======== Data lines ========

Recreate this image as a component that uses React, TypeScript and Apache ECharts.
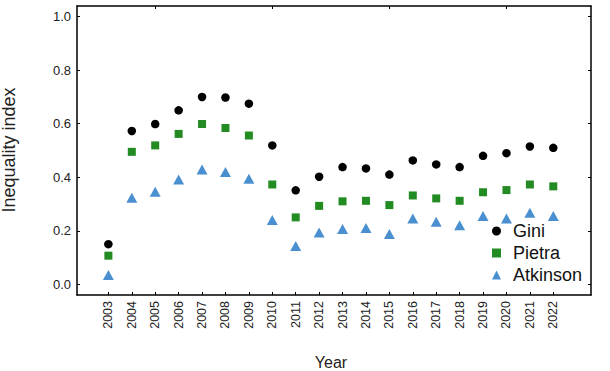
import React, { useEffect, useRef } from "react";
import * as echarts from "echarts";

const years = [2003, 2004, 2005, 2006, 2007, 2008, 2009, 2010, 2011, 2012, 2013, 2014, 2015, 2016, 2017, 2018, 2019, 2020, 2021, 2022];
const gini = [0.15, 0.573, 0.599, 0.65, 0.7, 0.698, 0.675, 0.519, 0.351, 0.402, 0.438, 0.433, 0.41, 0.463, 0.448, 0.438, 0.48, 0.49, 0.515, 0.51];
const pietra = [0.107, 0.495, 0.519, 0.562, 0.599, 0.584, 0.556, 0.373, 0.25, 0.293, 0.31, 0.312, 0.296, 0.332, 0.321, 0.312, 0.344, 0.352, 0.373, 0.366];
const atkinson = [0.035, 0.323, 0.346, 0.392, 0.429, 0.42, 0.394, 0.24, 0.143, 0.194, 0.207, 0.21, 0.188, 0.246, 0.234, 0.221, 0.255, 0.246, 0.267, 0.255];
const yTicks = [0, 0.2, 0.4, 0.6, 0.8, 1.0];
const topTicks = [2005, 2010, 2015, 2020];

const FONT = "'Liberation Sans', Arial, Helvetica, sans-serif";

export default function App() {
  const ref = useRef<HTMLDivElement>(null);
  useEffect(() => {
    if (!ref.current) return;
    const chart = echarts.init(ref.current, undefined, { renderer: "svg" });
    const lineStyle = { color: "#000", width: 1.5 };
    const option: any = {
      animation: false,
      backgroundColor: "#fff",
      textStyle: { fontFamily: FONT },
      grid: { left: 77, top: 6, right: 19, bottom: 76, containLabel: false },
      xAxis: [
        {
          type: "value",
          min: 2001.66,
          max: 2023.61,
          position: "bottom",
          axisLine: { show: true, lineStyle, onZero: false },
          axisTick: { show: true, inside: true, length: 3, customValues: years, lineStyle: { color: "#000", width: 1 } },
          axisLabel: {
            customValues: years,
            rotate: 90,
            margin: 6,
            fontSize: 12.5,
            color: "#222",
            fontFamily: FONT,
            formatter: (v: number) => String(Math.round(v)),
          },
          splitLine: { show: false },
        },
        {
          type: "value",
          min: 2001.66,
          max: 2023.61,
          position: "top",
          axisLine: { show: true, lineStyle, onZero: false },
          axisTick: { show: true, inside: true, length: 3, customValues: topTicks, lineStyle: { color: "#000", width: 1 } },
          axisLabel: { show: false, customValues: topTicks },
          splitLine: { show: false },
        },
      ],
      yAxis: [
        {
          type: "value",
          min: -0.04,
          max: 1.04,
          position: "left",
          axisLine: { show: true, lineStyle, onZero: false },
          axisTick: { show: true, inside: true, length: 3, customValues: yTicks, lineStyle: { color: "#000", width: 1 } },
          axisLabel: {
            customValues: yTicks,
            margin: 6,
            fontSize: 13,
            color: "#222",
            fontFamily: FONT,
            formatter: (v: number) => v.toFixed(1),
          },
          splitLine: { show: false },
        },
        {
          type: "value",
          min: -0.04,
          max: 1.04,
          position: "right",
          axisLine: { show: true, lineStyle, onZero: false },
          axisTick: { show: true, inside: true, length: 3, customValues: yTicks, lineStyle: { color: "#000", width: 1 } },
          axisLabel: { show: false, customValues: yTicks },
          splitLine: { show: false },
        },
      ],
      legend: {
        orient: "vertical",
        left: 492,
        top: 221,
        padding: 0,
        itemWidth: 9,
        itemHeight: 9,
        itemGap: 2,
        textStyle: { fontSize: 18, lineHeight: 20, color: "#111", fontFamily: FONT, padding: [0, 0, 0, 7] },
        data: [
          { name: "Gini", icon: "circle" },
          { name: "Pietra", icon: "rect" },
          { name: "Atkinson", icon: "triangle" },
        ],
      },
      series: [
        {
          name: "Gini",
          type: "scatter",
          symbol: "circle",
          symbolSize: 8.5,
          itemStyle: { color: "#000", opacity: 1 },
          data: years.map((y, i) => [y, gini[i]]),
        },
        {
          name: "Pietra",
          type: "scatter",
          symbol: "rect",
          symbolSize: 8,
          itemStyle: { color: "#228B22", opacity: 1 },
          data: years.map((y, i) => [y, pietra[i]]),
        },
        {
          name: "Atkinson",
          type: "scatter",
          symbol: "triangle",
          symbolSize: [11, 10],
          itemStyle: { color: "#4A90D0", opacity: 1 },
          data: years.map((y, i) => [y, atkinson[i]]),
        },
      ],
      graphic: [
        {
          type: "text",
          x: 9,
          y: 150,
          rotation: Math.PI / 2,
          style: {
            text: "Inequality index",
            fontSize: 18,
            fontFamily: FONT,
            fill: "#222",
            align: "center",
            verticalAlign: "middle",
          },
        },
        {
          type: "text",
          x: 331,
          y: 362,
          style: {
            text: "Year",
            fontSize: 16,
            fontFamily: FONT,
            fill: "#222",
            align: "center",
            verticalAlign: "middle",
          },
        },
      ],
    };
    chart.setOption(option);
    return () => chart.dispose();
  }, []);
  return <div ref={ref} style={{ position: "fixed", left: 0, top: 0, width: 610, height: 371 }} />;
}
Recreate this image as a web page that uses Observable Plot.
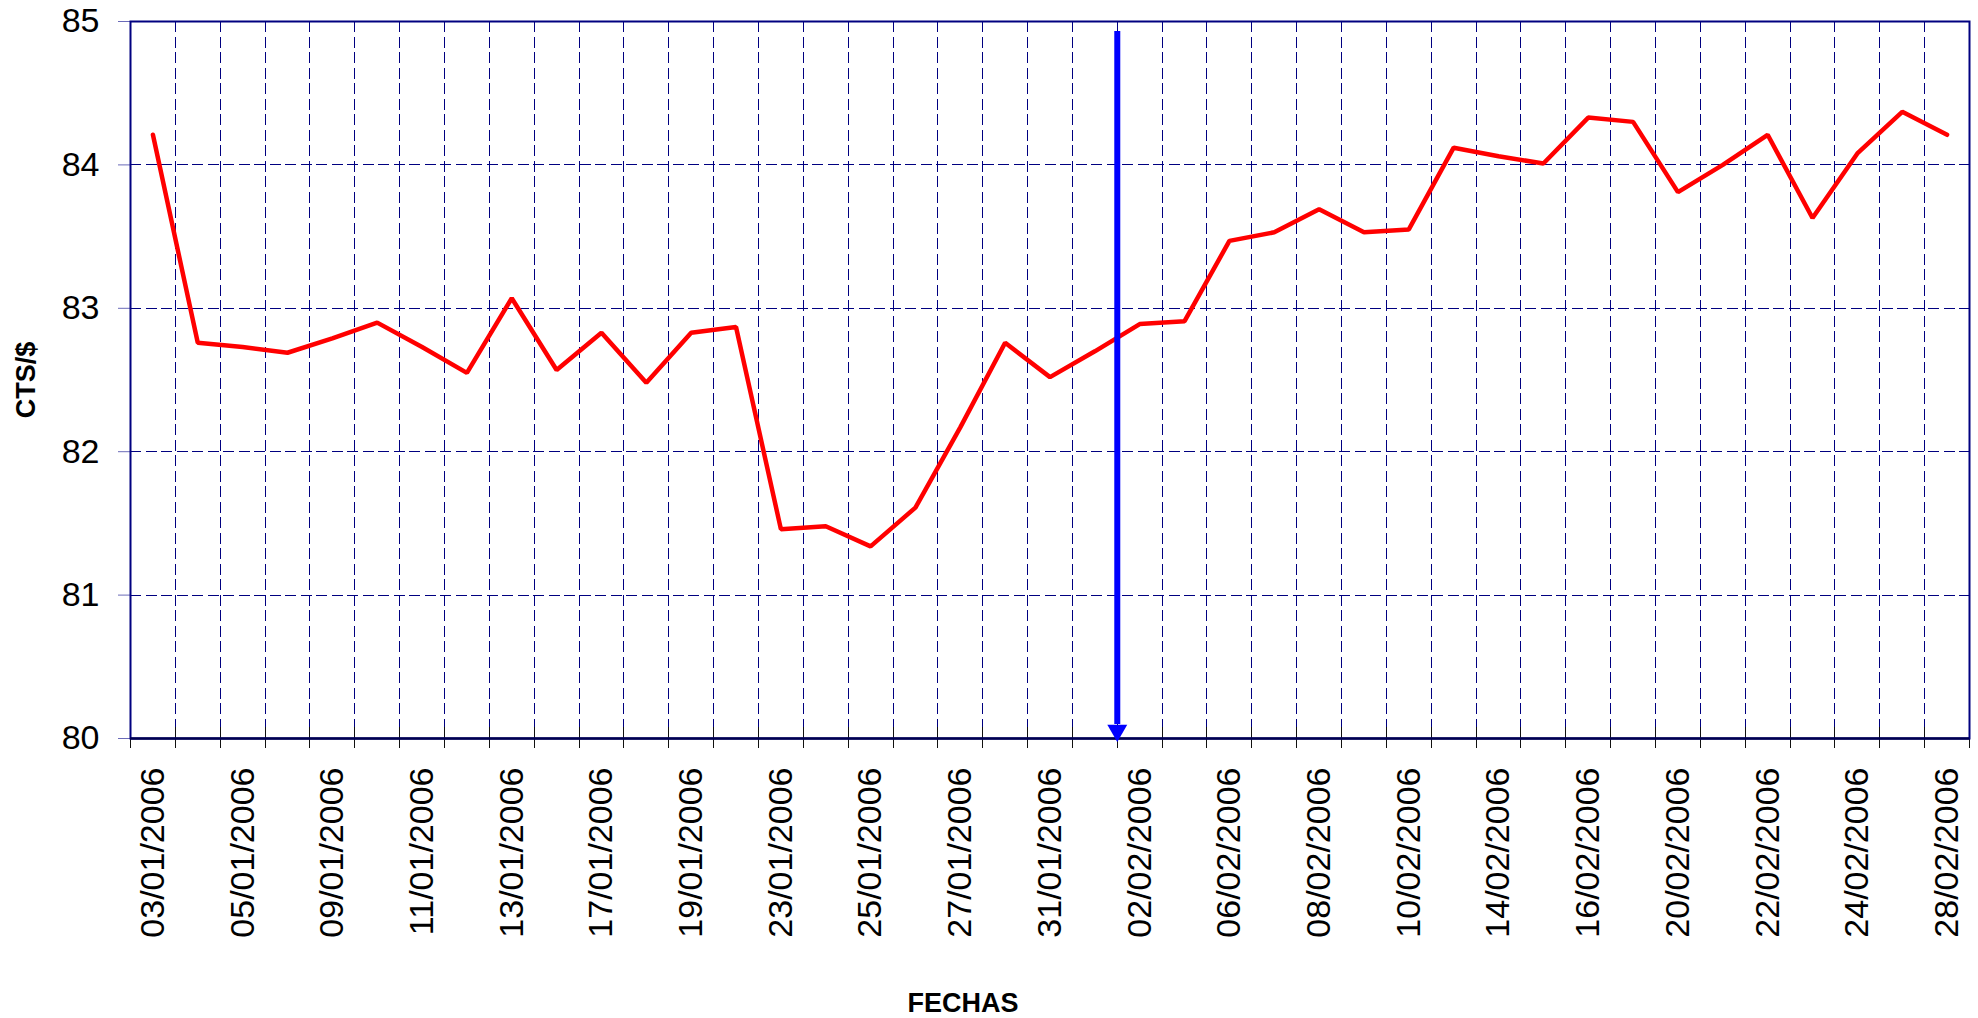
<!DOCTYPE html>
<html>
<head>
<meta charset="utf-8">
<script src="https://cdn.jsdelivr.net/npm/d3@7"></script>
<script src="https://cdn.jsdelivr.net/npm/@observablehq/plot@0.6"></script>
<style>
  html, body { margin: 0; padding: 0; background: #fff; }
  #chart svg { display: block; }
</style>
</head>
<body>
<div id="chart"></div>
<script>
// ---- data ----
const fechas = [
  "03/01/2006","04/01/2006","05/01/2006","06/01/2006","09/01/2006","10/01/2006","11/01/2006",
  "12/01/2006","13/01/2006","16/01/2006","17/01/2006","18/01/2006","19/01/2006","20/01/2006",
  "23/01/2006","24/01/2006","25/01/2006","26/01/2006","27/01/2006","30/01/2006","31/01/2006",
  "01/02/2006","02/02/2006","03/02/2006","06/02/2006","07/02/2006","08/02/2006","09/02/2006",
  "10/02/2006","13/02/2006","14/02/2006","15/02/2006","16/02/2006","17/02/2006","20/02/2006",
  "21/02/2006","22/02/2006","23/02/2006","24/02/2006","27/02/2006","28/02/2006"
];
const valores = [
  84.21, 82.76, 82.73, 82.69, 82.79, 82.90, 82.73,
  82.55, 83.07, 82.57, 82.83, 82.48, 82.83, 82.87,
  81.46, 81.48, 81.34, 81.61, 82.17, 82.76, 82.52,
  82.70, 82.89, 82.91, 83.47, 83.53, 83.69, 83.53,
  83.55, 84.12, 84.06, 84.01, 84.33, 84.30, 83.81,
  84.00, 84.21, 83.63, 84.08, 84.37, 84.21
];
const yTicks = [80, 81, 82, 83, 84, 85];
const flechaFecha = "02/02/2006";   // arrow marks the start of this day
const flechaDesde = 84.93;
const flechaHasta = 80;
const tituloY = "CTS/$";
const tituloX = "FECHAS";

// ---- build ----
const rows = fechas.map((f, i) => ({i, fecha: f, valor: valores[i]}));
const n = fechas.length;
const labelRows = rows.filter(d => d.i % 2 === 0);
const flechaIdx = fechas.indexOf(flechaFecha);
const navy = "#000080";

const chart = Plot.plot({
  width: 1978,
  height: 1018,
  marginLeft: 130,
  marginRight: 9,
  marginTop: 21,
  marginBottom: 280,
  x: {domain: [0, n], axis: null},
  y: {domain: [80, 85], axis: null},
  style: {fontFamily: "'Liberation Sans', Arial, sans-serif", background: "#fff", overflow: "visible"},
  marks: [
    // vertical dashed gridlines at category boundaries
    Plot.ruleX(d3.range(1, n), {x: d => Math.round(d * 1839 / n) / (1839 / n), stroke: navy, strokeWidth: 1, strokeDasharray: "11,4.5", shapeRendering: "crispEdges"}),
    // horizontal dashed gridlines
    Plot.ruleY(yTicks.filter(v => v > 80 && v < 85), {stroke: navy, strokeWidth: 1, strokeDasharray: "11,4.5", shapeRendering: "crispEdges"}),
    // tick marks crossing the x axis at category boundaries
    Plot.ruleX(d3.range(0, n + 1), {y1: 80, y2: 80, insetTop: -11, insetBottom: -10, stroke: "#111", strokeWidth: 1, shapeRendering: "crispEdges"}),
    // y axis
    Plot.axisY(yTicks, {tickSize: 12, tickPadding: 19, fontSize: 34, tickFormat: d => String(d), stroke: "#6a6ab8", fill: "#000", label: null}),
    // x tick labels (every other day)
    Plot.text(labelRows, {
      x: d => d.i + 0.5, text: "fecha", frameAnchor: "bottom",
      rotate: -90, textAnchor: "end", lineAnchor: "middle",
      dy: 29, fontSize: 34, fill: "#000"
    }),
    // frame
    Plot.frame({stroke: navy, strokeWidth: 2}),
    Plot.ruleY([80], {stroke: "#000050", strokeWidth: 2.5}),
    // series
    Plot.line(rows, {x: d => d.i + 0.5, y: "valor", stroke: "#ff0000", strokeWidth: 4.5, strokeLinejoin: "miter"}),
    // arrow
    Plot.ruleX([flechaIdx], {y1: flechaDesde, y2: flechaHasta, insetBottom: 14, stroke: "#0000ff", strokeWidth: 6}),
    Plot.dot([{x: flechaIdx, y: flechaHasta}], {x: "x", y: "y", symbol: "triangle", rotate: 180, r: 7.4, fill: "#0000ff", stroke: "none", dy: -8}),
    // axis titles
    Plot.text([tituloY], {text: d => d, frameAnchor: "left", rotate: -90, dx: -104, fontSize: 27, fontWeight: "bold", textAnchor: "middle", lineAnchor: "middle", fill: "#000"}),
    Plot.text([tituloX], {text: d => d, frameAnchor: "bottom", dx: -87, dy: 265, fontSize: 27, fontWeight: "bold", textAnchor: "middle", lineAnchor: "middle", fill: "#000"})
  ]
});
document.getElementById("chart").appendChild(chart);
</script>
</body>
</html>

========

To do:
Please restate the material above line by line, exactly, beginning at its first line and ending with the line that contains "import * as", without any pictures.

Response to this exercise:
Recreate this image as a component that uses React, TypeScript and Apache ECharts.
import React, { useEffect, useRef } from "react";
import * as echarts from "echarts";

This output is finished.